[Part of a data file]
^^^^

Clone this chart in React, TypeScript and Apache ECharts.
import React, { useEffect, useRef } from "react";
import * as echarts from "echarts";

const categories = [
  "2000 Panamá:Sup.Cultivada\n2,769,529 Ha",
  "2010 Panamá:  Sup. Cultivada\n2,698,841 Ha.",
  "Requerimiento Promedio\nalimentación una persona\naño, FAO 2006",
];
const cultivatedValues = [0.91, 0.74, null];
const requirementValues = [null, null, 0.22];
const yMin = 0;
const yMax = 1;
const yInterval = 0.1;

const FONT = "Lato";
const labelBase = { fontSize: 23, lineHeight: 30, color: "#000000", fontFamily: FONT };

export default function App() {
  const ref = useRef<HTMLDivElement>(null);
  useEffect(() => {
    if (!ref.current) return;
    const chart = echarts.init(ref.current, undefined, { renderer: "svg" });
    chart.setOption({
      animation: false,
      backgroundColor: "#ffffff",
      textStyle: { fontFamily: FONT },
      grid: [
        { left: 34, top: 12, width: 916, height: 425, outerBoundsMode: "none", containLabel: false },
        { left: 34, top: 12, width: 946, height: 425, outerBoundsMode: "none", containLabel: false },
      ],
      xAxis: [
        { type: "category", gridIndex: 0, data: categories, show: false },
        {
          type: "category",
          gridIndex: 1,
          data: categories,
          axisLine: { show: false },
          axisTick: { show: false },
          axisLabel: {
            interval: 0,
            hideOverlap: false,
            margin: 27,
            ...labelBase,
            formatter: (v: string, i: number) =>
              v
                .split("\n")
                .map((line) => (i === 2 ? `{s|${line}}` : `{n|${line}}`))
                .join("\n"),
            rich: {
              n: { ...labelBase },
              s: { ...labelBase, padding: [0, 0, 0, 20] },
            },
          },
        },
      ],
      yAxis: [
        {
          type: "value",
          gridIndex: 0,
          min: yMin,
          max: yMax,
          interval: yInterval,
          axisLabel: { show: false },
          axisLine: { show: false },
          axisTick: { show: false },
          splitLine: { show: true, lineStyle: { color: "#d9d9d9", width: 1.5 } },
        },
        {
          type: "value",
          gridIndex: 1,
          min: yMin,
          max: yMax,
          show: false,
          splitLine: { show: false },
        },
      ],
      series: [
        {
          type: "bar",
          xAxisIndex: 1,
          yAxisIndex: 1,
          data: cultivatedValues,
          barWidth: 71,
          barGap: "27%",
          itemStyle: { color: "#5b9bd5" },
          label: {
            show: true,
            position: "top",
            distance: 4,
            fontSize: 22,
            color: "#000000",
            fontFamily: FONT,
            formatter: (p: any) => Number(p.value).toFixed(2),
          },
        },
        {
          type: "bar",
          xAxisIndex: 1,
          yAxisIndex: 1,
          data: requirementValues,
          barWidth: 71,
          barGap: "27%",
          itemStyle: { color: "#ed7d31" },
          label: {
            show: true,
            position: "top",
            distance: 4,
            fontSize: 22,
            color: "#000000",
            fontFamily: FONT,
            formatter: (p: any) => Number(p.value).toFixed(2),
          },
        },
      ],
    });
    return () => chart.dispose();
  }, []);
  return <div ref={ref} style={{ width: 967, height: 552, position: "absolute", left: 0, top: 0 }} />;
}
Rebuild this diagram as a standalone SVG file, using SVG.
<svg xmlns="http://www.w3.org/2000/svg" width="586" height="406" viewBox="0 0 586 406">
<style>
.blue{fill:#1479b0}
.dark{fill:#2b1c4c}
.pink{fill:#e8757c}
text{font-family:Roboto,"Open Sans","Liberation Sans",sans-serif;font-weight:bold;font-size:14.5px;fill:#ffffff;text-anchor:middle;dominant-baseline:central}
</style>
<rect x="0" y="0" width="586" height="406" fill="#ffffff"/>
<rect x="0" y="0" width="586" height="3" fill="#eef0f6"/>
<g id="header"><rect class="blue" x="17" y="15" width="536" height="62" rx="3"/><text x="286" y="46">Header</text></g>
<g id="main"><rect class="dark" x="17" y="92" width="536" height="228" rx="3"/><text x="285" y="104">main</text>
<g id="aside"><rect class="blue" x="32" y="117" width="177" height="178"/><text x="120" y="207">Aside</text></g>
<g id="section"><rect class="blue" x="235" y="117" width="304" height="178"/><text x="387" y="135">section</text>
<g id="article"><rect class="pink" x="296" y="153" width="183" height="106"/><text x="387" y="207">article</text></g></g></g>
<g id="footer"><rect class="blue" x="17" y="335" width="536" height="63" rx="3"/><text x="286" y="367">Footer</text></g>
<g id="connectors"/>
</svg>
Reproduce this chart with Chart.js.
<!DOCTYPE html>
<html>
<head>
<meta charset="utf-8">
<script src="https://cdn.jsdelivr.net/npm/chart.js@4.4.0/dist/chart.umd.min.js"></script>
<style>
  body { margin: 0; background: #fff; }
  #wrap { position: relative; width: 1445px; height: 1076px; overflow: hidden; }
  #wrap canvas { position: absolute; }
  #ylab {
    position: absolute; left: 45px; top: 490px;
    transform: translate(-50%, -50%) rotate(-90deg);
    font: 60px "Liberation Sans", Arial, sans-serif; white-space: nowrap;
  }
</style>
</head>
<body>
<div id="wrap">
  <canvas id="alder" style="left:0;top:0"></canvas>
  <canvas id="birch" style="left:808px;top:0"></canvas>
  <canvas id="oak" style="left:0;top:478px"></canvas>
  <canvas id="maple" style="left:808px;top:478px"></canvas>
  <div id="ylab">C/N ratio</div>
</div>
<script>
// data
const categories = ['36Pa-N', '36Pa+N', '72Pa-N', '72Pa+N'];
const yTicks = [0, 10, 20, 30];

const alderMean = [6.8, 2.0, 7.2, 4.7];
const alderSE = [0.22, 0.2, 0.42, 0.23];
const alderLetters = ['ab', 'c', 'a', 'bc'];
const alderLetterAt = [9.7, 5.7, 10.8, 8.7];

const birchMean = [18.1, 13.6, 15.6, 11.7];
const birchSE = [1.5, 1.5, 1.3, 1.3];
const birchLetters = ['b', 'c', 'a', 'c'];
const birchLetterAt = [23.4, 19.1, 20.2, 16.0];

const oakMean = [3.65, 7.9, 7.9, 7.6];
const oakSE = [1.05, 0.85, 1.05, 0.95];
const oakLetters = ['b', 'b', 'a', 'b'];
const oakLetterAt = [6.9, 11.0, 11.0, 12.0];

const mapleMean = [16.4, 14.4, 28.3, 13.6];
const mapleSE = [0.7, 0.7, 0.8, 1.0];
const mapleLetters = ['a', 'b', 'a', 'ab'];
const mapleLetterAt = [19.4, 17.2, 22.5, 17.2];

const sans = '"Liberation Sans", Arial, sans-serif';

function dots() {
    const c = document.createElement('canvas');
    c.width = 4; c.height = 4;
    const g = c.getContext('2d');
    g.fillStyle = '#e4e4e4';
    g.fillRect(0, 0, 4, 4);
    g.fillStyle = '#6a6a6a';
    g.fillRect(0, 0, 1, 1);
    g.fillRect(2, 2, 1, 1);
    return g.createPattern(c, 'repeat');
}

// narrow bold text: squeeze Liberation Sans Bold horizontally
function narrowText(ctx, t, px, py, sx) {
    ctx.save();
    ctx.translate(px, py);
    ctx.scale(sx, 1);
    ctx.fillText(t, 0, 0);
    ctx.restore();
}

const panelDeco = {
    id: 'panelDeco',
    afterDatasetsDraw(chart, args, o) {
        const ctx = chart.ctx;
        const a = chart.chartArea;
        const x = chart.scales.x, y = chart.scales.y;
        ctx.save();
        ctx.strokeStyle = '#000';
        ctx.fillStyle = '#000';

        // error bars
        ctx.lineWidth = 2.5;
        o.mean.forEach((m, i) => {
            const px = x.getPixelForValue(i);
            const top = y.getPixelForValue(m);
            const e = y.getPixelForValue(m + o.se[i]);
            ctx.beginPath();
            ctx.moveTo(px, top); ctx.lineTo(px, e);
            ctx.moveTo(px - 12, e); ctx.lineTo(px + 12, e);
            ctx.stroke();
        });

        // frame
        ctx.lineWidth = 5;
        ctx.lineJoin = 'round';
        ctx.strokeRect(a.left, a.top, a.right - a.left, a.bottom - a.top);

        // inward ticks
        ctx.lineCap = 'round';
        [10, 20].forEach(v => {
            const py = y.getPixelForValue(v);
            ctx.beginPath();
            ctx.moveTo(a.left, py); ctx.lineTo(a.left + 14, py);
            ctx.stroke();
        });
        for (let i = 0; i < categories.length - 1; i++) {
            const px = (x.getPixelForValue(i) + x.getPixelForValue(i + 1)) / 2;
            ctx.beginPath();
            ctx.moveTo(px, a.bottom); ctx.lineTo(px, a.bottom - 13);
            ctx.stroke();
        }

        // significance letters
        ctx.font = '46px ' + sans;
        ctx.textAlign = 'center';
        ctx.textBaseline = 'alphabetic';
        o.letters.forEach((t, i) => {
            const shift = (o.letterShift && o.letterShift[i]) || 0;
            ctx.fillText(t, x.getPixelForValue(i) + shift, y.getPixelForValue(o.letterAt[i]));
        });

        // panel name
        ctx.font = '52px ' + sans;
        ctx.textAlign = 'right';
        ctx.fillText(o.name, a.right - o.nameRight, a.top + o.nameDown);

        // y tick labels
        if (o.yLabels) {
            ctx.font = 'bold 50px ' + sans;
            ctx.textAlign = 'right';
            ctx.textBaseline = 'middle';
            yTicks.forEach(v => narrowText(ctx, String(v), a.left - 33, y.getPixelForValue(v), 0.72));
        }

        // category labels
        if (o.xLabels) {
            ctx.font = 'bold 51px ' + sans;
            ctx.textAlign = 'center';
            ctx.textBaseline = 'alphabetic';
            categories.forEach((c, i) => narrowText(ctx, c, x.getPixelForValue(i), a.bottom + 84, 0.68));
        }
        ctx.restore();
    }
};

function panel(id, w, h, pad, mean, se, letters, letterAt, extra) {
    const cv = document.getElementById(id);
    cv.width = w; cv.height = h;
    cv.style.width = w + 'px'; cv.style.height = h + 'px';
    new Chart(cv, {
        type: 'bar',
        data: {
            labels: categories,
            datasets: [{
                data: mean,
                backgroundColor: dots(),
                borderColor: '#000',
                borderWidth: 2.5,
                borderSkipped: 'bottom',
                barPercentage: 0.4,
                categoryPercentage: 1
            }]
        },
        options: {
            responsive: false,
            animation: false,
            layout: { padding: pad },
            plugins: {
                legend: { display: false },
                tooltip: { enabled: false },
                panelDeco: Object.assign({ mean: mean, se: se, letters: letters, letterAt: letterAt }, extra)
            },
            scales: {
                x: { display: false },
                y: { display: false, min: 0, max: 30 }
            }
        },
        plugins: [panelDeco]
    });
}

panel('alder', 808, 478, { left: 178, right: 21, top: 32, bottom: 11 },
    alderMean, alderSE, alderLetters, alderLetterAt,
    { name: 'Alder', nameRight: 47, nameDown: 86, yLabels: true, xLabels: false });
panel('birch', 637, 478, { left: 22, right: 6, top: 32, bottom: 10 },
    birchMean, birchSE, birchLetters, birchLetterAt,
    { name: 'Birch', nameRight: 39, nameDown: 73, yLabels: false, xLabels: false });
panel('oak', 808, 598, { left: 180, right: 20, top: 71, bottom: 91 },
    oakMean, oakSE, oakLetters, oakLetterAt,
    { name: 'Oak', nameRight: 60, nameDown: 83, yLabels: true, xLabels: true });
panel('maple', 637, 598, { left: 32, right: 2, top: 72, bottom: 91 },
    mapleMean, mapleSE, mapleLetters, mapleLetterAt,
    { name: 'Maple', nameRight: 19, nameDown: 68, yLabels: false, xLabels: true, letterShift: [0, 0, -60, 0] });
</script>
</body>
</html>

^^^^

EXERCISE> Extract exactly the leading lines of the data, stopping at and including the line with "import * as".

SOLUTION TO THE EXERCISE>
Clone this chart in React, TypeScript and Apache ECharts.
import React, { useEffect, useRef } from "react";
import * as echarts from "echarts";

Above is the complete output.